Elle passe souvent inaperçue

Certes, ces circonstances à risques sont connues des médecins (et, en particulier, des hématologues). Pourtant, selon la récente étude Vitae, menée dans six pays européens, l’ensemble des services hospitaliers feraient bien de se méfier davantage de ce type d’affections. Ils peuvent en effet les prévenir par une thérapie adaptée, c’est-à-dire une prise d’anticoagulants (héparine) qui fluidifie le sang et facilite le retour veineux.  » Or, d’après Vitae, en chirurgie générale, 19 malades sur 100 présentaient des caillots. Pour 7 %, il s’agissait de gros caillots qui ont provoqué 7 % d’embolies pulmonaires, fatales dans 1,6 % des cas, constate le Pr Hermans. Plus étonnant et plus dramatique encore : en orthopédie, où l’on sait que les poses de prothèse du genou ou de la hanche suscitent souvent de tels problèmes, environ 50 % des patients avaient des caillots, souvent silencieux, c’est-à-dire sans symptôme apparent, mais pas moins anodins. Toujours selon cette étude, à peine 40 % des patients chirurgicaux en situation clinique à risques recevraient un traitement susceptible de les protéger le plus possible. Enfin, les malades hospitalisés en médecine interne ne sont pas épargnés : chez eux aussi, les risques de thrombose veineuse sont bien présents.  »

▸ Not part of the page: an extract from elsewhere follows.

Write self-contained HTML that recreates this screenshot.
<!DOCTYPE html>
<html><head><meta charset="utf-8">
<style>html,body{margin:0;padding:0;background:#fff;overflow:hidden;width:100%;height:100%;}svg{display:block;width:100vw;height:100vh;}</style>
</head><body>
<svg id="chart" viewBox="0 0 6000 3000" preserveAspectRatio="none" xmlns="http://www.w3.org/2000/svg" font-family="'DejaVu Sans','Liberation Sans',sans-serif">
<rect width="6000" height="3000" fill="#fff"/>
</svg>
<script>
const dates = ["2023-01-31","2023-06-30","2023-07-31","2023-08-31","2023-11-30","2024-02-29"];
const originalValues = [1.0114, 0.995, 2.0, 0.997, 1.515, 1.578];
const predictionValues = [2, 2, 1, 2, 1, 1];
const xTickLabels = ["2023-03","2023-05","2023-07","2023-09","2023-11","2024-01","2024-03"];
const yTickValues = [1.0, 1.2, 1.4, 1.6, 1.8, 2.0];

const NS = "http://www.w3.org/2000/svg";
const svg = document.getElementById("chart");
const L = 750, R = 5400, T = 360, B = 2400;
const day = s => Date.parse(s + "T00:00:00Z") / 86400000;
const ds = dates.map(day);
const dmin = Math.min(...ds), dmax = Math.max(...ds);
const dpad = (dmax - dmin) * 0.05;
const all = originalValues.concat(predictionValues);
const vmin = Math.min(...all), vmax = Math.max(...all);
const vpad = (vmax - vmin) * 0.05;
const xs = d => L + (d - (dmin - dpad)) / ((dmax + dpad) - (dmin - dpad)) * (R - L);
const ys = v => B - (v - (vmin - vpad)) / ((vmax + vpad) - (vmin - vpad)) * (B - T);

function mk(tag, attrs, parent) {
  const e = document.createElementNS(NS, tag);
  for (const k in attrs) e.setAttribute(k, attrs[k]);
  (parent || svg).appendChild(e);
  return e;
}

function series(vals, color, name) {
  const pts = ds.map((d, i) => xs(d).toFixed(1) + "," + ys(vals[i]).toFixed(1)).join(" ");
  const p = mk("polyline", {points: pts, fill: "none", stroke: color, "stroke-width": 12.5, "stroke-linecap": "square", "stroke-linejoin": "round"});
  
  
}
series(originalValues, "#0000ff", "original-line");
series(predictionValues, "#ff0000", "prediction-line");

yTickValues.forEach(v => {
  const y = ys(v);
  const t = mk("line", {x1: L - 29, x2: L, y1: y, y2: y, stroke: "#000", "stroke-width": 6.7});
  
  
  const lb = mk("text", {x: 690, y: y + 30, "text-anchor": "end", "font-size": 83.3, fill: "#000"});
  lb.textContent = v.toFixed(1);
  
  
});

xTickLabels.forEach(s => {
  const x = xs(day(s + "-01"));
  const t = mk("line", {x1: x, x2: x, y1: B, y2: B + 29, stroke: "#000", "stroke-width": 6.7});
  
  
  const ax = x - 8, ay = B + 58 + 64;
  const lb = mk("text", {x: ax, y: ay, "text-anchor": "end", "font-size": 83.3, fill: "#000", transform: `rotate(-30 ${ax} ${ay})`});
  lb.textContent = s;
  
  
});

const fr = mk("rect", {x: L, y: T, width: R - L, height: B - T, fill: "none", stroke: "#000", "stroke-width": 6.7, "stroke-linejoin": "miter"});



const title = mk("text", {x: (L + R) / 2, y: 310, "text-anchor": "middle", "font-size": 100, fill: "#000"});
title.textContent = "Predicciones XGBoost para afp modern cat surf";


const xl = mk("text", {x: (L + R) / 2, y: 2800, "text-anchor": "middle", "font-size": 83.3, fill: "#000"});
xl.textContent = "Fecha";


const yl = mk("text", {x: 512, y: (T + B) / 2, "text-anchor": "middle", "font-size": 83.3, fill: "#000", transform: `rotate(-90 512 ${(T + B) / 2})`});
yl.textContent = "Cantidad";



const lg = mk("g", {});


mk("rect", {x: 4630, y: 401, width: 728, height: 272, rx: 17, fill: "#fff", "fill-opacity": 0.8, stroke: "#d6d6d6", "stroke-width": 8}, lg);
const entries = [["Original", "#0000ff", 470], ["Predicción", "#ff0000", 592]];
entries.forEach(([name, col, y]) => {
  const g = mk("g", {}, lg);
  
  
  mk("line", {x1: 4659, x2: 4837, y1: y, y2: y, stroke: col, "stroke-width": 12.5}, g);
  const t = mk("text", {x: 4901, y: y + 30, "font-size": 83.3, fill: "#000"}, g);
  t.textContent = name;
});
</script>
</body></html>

En fait, que ce soit à l’hôpital ou en ambulatoire, bien souvent, faute de signes évidents, la thrombose passe inaperçue.  » Il n’est pas rare qu’une thrombose veineuse n’entraîne aucun signe ! précise le Pr Hermans. Elle peut cependant se manifester par une raideur à la jambe, un gonflement, une impression de chaleur ou une douleur ou d’autres symptômes peu évocateurs de la présence d’un caillot et qui peuvent égarer le diagnostic. Quant à un essoufflement inhabituel avec une douleur à la poitrine, il n’est que rarement associé, dans l’esprit de celui qui les ressent, à une possibilité d’embolie pulmonaire, pourtant mortelle.  »

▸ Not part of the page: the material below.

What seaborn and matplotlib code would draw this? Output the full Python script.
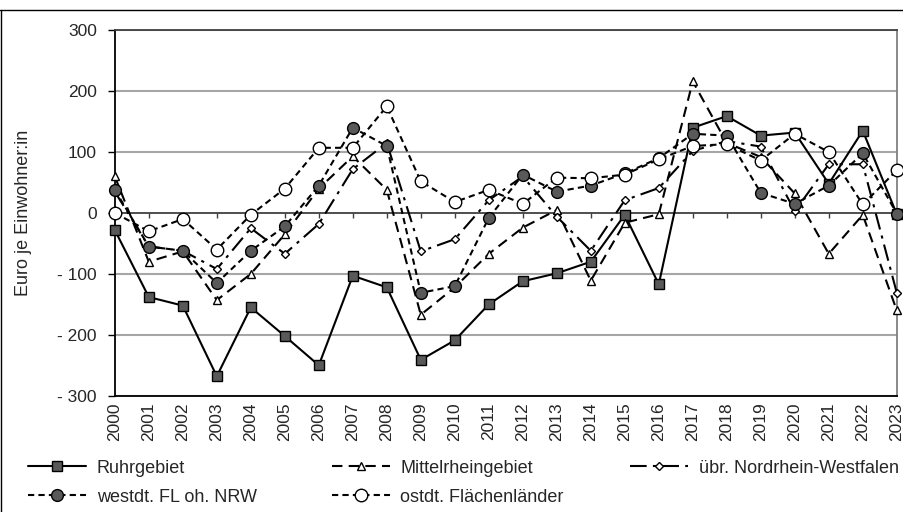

 » Lorsque l’on a déjà souffert d’une thrombose ou d’une embolie, le risque d’en subir à nouveau est accru. Les personnes à risques doivent donc penser à en parler systématiquement aux médecins, à charge pour eux de mettre en place une attitude de prévention thérapeutique offensive « , commente l’hématologue. Loin de lui l’idée de se mettre à traquer tous les patients hospitalisés pour les mettre tous sous anticoagulants. Mais, de manière générale, il y aurait sans doute moyen de mieux protéger ceux chez qui un incident thrombotique peut être suspecté ou redouté.  » Si on reste alité chez soi avec une pneumonie pendant dix jours et que l’on a eu une thrombose dix ans auparavant, le médecin doit en être informé afin de prendre les mesures de prudence qui s’imposent « , précise-t-il. En France, d’ici à 2008, une baisse de 15 % des thromboses veineuses, fardeau de santé publique, fait partie des objectifs officiels de santé publique.